The Plan Commission voted 5-1, with one member absent, to approve District 140’s request and it was brought to the Orland Park board’s Committee of the Whole meeting on May 15.

Orland Park Mayor Keith Pekau said he was in favor of the new school despite Hastings’ reservations.

“He said his engineers don’t agree with our plan or with the school’s plan,” Pekau said.

Pekau added that that it’s not the school’s job to mitigate “poor planning” regarding stormwater from neighboring Westhaven Subdivision, which is an Orland Hills subdivision.  He said three sets of engineers judged that the project meets the proper requirements.

“It really floors me that a mayor who is building not one, but two drug dens, one of which is very close to two schools, would be against a new school for the students [in his town to go to],” Pekau said. “Since this school also educates students that reside in Orland Park, I find this unacceptable. I wholeheartedly support this project and building a new school for the children of Orland Park, Tinley Park and Orland Hills.”

Looking ahead

The board and village staff members continue to hammer out a plan through 2027 and there were deep discussions on capital improvement and financial planning.
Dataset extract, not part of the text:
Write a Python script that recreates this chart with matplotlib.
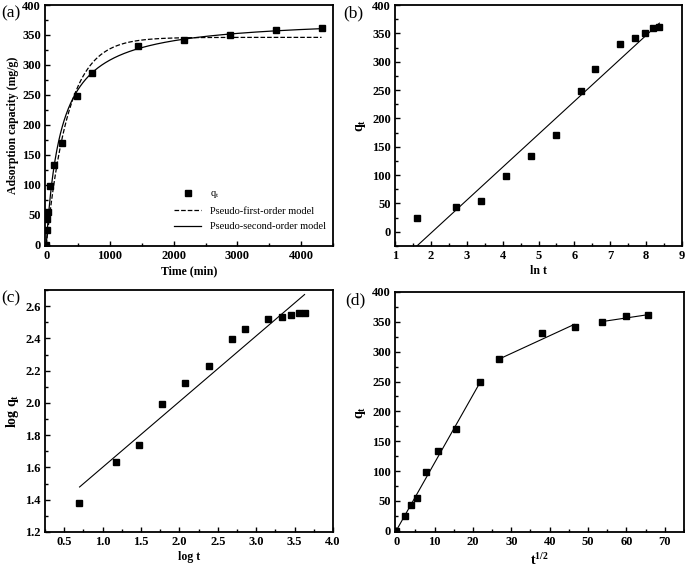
import numpy as np
import matplotlib
matplotlib.use("Agg")
import matplotlib.pyplot as plt
from matplotlib.ticker import AutoMinorLocator, MultipleLocator, FormatStrFormatter

plt.rcParams['font.family'] = ['Liberation Serif', 'DejaVu Serif']
plt.rcParams['mathtext.fontset'] = 'custom'
plt.rcParams['mathtext.rm'] = 'Liberation Serif'
plt.rcParams['mathtext.it'] = 'Liberation Serif:italic'
plt.rcParams['mathtext.bf'] = 'Liberation Serif:bold'

# contact time (min) and measured uptake q_t (mg/g)
t_min = [0, 5, 15, 30, 60, 120, 240, 480, 720, 1440, 2160, 2880, 3600, 4320]
q_t = [0, 24, 43, 55, 98, 133, 170, 249, 287, 331, 342, 350, 359, 362]

# model parameters in (a)
qe_pfo, k1 = 346.0, 0.0029
qe_pso, k2 = 380.0, 1.13e-5

# fitted line ends in (b), (c) and the three segments in (d)
elovich_x = [1.61, 8.37]
elovich_y = [-25, 368]
freund_x = [0.70, 3.63]
freund_y = [1.479, 2.672]
ipd_segments = [([0, 21.9], [0, 249]),
                ([26.6, 46.4], [287, 345.7]),
                ([53.7, 65.6], [350.5, 362])]

t = np.array(t_min, dtype=float)
q = np.array(q_t, dtype=float)
pos = t > 0

W, H = 685, 571
fig = plt.figure(figsize=(W / 100, H / 100), dpi=100)
TICK = 9
LAB = 8.5
axes = []


def make_ax(l, r, top, bot):
    ax = fig.add_axes([l / W, 1 - bot / H, (r - l) / W, (bot - top) / H])
    for s in ax.spines.values():
        s.set_linewidth(1.3)
    ax.tick_params(which='both', direction='in', top=False, right=False,
                   labelsize=TICK, width=1.0, pad=3)
    ax.tick_params(which='major', length=3.5)
    ax.tick_params(which='minor', length=2)
    ax.xaxis.set_minor_locator(AutoMinorLocator(2))
    ax.yaxis.set_minor_locator(AutoMinorLocator(2))
    axes.append(ax)
    return ax


mk = dict(marker='s', color='black', ms=4.5, ls='none')
bold = dict(fontweight='bold')

# (a)
ax = make_ax(45, 333, 5, 246)
tt = np.linspace(0, 4320, 600)
ax.plot(t, q, label=r'q$_\mathregular{t}$', **mk)
ax.plot(tt, qe_pfo * (1 - np.exp(-k1 * tt)), 'k--', lw=0.9,
        label='Pseudo-first-order model')
ax.plot(tt, qe_pso ** 2 * k2 * tt / (1 + qe_pso * k2 * tt), 'k-', lw=0.9,
        label='Pseudo-second-order model')
ax.set_xlim(-20, 4500)
ax.set_ylim(-2, 400)
ax.xaxis.set_major_locator(MultipleLocator(1000))
ax.yaxis.set_major_locator(MultipleLocator(50))
ax.set_xlabel('Time (min)', fontsize=LAB, labelpad=2, **bold)
ax.set_ylabel('Adsorption capacity (mg/g)', fontsize=LAB, labelpad=2, **bold)
ax.legend(loc='lower right', frameon=False, handlelength=2.6, fontsize=7.5,
          borderaxespad=0.3, labelspacing=0.6, bbox_to_anchor=(1.0, 0.03))

# (b)
ax = make_ax(395, 682, 5, 246)
ax.plot(np.log(t[pos]), q[pos], **mk)
ax.plot(elovich_x, elovich_y, 'k-', lw=0.8)
ax.set_xlim(1, 9)
ax.set_ylim(-25, 400)
ax.xaxis.set_major_locator(MultipleLocator(1))
ax.yaxis.set_major_locator(MultipleLocator(50))
ax.set_xlabel('ln t', fontsize=LAB, labelpad=2, **bold)
ax.set_ylabel(r'$\mathbf{q_t}$', fontsize=10, labelpad=3)

# (c)
ax = make_ax(45, 333, 290, 532)
ax.plot(np.log10(t[pos]), np.log10(q[pos]), **mk)
ax.plot(freund_x, freund_y, 'k-', lw=0.8)
ax.set_xlim(0.25, 4.0)
ax.set_ylim(1.2, 2.7)
ax.xaxis.set_major_locator(MultipleLocator(0.5))
ax.yaxis.set_major_locator(MultipleLocator(0.2))
ax.xaxis.set_major_formatter(FormatStrFormatter('%.1f'))
ax.yaxis.set_major_formatter(FormatStrFormatter('%.1f'))
ax.set_xlabel('log t', fontsize=LAB, labelpad=2, **bold)
ax.set_ylabel(r'$\mathbf{log\ q_t}$', fontsize=10, labelpad=3)

# (d)
ax = make_ax(395, 684, 292, 532)
ax.plot(np.sqrt(t), q, **mk)
for xs, ys in ipd_segments:
    ax.plot(xs, ys, 'k-', lw=0.8)
ax.set_xlim(-0.3, 75)
ax.set_ylim(-2, 400)
ax.xaxis.set_major_locator(MultipleLocator(10))
ax.yaxis.set_major_locator(MultipleLocator(50))
ax.set_xlabel(r'$\mathbf{t^{1/2}}$', fontsize=10, labelpad=3)
ax.set_ylabel(r'$\mathbf{q_t}$', fontsize=10, labelpad=3)

for lab, x, y in [('(a)', 1, 13), ('(b)', 343, 13), ('(c)', 1, 298), ('(d)', 345, 300)]:
    fig.text(x / W, 1 - y / H, lab, fontsize=12.5, ha='left', va='center')

# tick labels are created at draw time, so make them bold after a first draw
fig.canvas.draw()
for ax in axes:
    for lab in ax.get_xticklabels() + ax.get_yticklabels():
        lab.set_fontweight('bold')

fig.savefig('out.png', dpi=100)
Pekau said that poor decisions by previous boards hurt the village before he took over and the board has been trying to make up for that in recent years. He said that it’s time to look ahead and there might be more tough decisions ahead.

“We’ve made a lot of hard decisions, but we simply can’t squeeze any more juice out of this orange without major cuts to service or irresponsibly neglecting capital needs,” he said. “For me, and the board, this is not an option.

“That means an increase in revenue. The state shorting us $74 million and some very poor decisions before any of us arrived here from the village shorted us at least $92 million and debatably as much as $122 million.  Either of these and we would have zero need for more revenue and could easily cover any differences with debt. That is why long-term planning with fact is so important.”

Some of the future plans include implementing a utility tax, increasing home rule sales tax 0.5% [which does not apply to titled goods, groceries and some other goods], eliminating vehicle stickers, and implementing a target to lower property taxes to 5% of the overall property tax bill, which is currently 6.2%.